## INFORMATION PROVIDED

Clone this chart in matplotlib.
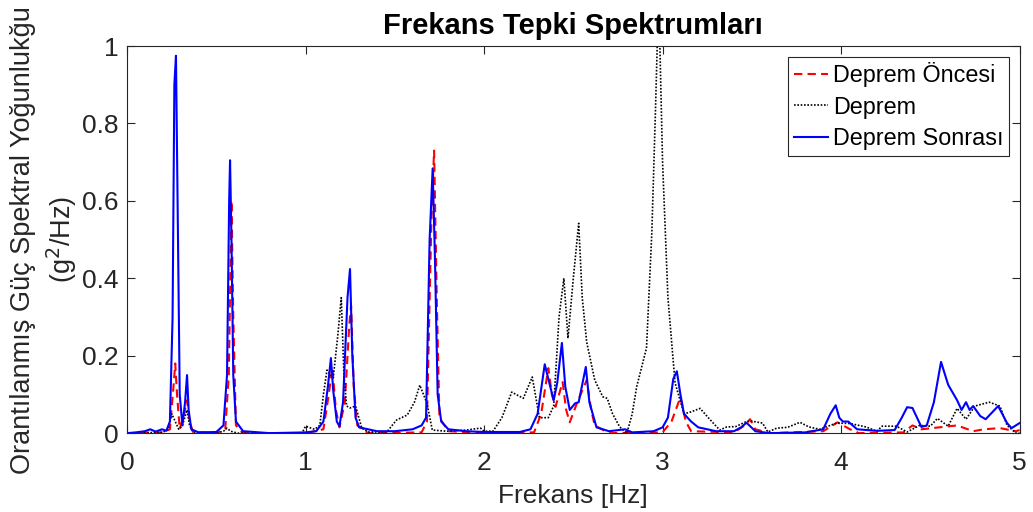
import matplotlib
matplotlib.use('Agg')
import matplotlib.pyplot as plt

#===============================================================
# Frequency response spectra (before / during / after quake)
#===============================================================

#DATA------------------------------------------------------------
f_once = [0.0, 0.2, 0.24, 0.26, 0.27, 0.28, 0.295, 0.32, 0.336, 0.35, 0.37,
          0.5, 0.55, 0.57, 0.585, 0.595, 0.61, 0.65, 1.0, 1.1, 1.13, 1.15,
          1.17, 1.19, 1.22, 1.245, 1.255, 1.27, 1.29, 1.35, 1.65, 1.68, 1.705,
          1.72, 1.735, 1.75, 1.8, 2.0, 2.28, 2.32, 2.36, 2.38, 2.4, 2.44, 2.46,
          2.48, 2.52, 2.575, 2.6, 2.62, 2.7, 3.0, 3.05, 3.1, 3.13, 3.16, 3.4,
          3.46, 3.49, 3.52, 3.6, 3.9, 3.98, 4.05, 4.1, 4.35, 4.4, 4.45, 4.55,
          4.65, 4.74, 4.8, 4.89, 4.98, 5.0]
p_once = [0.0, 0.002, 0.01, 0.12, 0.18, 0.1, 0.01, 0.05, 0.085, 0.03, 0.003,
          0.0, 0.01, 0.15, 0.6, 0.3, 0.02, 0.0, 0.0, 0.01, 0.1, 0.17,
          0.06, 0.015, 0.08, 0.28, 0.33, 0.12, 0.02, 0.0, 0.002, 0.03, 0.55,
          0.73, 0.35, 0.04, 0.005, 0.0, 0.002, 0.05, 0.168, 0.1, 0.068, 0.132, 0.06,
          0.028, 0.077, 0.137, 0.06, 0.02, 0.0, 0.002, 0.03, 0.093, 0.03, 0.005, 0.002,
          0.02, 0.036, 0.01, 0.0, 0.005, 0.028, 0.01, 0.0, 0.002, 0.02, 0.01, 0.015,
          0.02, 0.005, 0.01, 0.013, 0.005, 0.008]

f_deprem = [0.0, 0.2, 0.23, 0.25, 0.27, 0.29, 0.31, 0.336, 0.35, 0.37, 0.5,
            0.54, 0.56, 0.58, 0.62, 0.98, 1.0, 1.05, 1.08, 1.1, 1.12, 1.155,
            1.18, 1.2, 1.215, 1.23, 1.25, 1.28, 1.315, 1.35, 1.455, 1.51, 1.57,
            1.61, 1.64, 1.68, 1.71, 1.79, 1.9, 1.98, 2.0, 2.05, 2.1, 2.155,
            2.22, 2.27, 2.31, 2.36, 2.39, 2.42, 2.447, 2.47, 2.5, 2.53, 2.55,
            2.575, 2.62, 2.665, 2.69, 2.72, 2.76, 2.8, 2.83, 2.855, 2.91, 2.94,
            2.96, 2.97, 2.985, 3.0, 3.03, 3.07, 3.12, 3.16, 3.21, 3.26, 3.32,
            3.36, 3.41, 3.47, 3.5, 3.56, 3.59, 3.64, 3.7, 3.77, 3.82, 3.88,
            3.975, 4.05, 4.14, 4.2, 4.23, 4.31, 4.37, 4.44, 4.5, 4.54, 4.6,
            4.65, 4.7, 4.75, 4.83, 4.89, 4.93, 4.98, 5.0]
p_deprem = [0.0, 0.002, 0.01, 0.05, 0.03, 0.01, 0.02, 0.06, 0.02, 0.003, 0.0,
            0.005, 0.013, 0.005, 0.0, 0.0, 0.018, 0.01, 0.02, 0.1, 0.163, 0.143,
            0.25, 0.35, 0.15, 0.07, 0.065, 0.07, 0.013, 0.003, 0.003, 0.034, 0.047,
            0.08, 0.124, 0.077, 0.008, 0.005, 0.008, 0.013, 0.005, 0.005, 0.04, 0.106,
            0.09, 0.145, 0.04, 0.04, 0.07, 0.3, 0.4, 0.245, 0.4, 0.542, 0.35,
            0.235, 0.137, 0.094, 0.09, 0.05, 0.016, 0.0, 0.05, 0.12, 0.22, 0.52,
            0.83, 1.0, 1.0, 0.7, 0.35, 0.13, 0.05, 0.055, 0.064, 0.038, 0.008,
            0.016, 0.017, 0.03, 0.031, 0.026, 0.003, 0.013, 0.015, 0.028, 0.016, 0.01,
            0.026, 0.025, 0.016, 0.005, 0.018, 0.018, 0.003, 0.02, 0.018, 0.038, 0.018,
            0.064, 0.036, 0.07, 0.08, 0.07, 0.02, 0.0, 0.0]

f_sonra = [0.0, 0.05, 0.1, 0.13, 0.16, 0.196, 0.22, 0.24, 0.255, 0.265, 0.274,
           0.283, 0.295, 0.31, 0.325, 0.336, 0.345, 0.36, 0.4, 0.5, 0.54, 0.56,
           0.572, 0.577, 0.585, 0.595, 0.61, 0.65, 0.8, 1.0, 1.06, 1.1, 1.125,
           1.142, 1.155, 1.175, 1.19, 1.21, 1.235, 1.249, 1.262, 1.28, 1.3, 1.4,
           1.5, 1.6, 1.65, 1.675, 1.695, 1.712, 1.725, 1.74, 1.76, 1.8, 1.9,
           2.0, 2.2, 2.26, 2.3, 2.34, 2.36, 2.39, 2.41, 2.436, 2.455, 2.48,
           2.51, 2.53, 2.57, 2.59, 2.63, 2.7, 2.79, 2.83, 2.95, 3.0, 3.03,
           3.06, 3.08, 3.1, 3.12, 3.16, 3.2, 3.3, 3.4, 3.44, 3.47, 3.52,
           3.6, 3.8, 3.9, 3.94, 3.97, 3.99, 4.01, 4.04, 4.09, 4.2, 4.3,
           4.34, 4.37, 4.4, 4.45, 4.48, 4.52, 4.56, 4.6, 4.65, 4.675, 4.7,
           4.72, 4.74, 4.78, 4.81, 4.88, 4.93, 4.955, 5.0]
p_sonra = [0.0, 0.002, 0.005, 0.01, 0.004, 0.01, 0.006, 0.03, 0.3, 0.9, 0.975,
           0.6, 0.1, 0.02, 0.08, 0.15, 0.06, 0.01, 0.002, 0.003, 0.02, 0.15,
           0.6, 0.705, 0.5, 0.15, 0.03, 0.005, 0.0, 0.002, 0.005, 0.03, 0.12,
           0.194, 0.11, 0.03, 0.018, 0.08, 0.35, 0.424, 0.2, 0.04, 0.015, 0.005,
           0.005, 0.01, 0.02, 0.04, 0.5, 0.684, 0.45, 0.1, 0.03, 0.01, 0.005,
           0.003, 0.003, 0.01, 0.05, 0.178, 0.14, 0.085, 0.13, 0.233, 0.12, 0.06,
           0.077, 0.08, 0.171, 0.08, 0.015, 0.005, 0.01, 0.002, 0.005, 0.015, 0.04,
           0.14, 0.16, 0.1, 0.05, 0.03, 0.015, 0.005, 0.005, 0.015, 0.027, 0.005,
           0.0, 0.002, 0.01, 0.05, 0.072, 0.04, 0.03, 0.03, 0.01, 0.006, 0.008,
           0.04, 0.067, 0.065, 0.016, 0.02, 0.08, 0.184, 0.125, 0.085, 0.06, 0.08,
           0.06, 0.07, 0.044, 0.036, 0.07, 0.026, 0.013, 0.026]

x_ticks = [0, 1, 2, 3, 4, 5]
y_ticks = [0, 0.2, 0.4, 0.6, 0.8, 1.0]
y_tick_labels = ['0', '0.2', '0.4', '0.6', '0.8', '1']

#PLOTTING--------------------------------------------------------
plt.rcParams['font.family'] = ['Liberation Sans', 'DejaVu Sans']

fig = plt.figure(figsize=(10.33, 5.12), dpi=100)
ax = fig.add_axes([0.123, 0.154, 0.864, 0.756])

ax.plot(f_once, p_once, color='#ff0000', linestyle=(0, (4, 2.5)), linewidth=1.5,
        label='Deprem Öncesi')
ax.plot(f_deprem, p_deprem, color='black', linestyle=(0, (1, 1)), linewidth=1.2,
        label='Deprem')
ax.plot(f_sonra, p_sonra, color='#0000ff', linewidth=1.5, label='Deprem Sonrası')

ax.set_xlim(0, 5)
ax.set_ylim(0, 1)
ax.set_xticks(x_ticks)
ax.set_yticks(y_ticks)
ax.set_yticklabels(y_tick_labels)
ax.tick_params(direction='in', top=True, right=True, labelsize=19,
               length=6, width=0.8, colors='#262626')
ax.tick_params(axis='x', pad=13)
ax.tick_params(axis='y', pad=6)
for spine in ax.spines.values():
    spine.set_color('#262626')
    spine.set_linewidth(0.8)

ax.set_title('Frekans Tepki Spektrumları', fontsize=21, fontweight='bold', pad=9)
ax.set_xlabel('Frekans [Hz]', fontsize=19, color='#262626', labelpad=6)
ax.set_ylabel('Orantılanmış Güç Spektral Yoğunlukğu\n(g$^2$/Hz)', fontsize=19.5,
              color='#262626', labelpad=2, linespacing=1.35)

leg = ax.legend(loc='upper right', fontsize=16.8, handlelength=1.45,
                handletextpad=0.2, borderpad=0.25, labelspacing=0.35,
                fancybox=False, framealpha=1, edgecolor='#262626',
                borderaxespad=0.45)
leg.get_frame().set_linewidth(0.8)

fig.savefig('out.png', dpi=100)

## YOUR OBJECTIVE
Would you reproduce the lines above, from the very first through the line containing "import matplotlib.pyplot as plt", exactly and without the pictures?

## SOLUTION FOR THIS EXERCISE
Clone this chart in matplotlib.
import matplotlib
matplotlib.use('Agg')
import matplotlib.pyplot as plt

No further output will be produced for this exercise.